START DATASET EXCERPTS
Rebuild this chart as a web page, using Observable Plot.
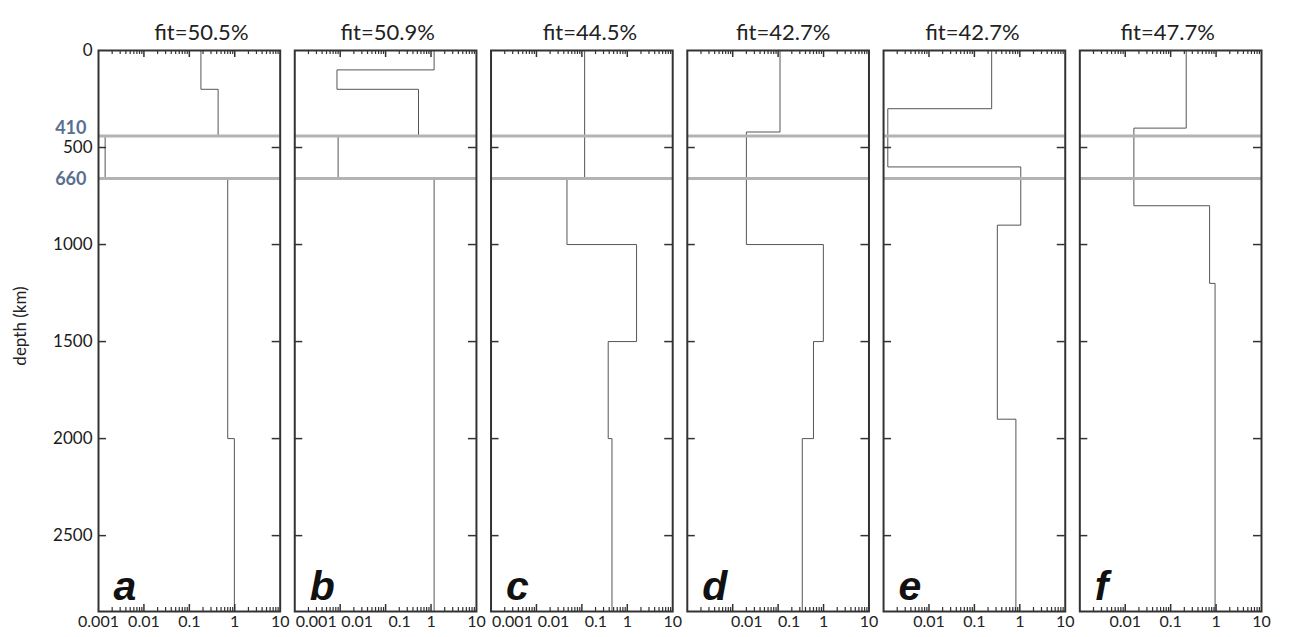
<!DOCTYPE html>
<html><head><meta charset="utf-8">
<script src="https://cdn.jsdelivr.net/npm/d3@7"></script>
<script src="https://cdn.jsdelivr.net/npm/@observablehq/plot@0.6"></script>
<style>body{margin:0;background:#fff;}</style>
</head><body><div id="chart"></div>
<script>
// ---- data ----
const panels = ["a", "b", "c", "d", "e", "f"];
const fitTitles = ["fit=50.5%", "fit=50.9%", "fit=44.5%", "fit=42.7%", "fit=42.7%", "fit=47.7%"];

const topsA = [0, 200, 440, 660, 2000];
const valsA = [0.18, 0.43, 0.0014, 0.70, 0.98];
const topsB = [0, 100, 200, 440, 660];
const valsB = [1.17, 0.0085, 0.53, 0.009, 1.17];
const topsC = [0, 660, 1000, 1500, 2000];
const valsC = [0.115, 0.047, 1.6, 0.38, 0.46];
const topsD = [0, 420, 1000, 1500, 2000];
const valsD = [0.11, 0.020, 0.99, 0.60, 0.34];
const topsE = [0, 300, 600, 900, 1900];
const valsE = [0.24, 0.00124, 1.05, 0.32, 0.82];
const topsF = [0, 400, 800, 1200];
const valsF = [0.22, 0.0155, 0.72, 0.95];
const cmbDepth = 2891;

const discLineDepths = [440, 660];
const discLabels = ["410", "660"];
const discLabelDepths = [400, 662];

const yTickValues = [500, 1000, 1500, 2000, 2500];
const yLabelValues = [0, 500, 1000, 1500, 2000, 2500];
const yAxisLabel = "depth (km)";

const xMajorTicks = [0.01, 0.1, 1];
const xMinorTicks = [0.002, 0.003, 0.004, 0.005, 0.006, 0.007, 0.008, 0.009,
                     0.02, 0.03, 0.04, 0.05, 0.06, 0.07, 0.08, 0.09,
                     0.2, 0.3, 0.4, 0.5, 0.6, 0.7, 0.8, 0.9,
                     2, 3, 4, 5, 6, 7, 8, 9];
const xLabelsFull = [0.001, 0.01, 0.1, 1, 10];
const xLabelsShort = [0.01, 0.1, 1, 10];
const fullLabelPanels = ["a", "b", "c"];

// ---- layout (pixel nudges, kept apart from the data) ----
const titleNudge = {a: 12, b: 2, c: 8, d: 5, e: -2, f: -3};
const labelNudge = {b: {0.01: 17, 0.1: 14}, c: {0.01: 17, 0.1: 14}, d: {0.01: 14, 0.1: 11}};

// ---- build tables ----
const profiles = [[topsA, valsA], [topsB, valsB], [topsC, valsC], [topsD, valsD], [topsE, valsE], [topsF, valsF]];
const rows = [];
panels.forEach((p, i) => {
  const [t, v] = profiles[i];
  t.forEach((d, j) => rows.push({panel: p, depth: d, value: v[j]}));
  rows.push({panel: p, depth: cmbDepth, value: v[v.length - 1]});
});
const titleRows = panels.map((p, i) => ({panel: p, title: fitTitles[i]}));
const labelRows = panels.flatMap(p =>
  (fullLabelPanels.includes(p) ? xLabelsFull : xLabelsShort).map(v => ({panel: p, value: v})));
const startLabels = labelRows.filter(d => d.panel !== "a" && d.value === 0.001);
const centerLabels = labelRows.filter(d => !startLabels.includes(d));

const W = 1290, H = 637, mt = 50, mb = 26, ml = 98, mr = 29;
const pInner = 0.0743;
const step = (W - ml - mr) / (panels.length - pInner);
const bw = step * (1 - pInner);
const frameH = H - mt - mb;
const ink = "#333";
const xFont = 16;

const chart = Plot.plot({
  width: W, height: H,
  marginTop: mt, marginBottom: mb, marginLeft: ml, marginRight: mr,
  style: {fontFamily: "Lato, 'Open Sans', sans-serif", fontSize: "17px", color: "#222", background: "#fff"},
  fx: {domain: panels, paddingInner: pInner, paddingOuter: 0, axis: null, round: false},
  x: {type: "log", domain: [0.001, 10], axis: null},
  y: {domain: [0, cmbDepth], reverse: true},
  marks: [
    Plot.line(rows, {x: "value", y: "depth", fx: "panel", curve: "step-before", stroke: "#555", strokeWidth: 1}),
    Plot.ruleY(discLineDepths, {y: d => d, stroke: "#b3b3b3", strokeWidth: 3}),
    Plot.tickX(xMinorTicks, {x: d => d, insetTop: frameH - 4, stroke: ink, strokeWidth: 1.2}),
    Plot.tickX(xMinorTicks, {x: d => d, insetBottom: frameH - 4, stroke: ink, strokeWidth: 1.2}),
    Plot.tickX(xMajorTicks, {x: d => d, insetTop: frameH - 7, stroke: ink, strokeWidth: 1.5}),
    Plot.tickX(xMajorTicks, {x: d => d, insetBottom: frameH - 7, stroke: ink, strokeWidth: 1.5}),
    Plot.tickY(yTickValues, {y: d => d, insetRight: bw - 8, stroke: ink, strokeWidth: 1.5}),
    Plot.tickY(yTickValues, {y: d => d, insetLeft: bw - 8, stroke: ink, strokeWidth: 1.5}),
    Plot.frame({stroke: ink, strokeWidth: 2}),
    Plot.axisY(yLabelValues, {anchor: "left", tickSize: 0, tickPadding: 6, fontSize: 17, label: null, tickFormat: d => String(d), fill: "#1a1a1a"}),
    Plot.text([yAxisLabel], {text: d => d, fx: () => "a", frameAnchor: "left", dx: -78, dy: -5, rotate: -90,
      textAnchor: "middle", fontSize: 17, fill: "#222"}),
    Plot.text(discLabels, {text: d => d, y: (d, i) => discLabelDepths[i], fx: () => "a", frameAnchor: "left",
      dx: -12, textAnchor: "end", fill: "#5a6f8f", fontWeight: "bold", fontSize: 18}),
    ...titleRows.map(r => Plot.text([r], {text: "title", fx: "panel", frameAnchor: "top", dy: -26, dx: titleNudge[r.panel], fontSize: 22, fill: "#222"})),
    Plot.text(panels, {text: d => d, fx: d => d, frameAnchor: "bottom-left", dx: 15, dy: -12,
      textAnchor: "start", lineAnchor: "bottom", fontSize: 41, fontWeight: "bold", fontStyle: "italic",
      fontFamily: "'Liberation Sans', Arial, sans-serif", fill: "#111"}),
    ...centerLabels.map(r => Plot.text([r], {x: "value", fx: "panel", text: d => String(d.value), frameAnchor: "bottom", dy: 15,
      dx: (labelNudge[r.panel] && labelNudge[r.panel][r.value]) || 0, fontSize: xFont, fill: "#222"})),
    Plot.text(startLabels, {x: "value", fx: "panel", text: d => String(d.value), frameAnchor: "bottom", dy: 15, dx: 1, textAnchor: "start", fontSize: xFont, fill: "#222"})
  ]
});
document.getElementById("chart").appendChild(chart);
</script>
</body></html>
END DATASET EXCERPTS
START DATASET EXCERPTS
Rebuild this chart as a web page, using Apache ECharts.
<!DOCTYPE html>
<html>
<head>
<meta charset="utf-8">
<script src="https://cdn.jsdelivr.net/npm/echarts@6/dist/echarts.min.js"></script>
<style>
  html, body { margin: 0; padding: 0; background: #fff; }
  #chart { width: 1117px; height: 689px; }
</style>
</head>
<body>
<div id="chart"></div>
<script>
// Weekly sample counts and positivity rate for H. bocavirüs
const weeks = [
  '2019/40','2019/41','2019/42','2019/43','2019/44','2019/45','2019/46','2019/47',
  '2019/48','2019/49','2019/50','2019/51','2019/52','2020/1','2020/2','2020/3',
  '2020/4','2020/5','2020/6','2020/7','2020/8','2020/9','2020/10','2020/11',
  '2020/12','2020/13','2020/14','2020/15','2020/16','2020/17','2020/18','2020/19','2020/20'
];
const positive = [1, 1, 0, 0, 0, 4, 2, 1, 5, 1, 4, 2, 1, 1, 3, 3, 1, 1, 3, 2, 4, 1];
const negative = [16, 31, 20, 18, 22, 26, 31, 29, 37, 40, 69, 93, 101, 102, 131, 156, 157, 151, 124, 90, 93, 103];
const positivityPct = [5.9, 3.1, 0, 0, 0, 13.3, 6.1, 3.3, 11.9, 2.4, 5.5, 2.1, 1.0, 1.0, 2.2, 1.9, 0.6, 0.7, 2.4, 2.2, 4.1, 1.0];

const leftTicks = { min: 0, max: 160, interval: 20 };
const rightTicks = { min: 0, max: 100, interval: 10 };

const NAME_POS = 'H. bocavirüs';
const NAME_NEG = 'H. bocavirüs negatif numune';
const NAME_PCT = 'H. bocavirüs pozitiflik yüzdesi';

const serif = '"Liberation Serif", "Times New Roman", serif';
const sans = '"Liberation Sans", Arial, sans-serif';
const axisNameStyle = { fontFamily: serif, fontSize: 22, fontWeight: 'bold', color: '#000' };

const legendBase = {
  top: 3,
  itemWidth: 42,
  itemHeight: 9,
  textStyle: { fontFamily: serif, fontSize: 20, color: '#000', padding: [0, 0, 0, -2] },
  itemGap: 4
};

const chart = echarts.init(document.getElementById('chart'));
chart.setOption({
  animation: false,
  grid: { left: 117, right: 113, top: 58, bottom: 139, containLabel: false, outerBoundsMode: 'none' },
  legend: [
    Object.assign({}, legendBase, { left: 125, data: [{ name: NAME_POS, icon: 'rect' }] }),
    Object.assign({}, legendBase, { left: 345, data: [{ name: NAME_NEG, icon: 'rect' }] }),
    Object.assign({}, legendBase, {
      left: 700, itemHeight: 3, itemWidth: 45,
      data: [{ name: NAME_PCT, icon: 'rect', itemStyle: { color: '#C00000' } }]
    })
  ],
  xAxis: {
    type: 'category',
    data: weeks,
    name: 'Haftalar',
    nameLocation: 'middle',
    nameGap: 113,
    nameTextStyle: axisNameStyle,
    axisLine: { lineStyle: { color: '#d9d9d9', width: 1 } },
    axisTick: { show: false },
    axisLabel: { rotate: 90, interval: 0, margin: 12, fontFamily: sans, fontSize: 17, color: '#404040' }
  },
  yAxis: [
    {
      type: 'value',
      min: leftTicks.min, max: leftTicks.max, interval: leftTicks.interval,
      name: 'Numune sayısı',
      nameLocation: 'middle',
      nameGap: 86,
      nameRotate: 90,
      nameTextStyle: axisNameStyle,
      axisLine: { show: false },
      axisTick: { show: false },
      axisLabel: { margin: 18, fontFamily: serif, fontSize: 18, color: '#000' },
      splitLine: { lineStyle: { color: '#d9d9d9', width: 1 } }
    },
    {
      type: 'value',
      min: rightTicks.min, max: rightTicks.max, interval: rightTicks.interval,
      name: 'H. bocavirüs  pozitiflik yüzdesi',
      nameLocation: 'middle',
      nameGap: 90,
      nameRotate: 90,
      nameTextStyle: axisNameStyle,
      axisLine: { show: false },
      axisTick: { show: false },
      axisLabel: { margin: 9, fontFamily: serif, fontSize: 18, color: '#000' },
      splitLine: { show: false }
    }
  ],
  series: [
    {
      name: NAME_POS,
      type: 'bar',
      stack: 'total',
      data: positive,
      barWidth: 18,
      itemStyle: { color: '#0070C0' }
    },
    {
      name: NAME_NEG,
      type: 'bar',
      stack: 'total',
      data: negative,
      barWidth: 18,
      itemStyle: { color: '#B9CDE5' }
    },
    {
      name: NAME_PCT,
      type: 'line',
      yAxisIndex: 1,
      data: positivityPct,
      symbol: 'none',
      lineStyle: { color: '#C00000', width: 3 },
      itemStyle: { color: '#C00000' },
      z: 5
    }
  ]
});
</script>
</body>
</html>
END DATASET EXCERPTS
[TASK DIRECTIONS] Gather every line from the listing above in which "using" appears, and copy those lines.

[EXERCISE RESPONSE]
Rebuild this chart as a web page, using Observable Plot.
Rebuild this chart as a web page, using Apache ECharts.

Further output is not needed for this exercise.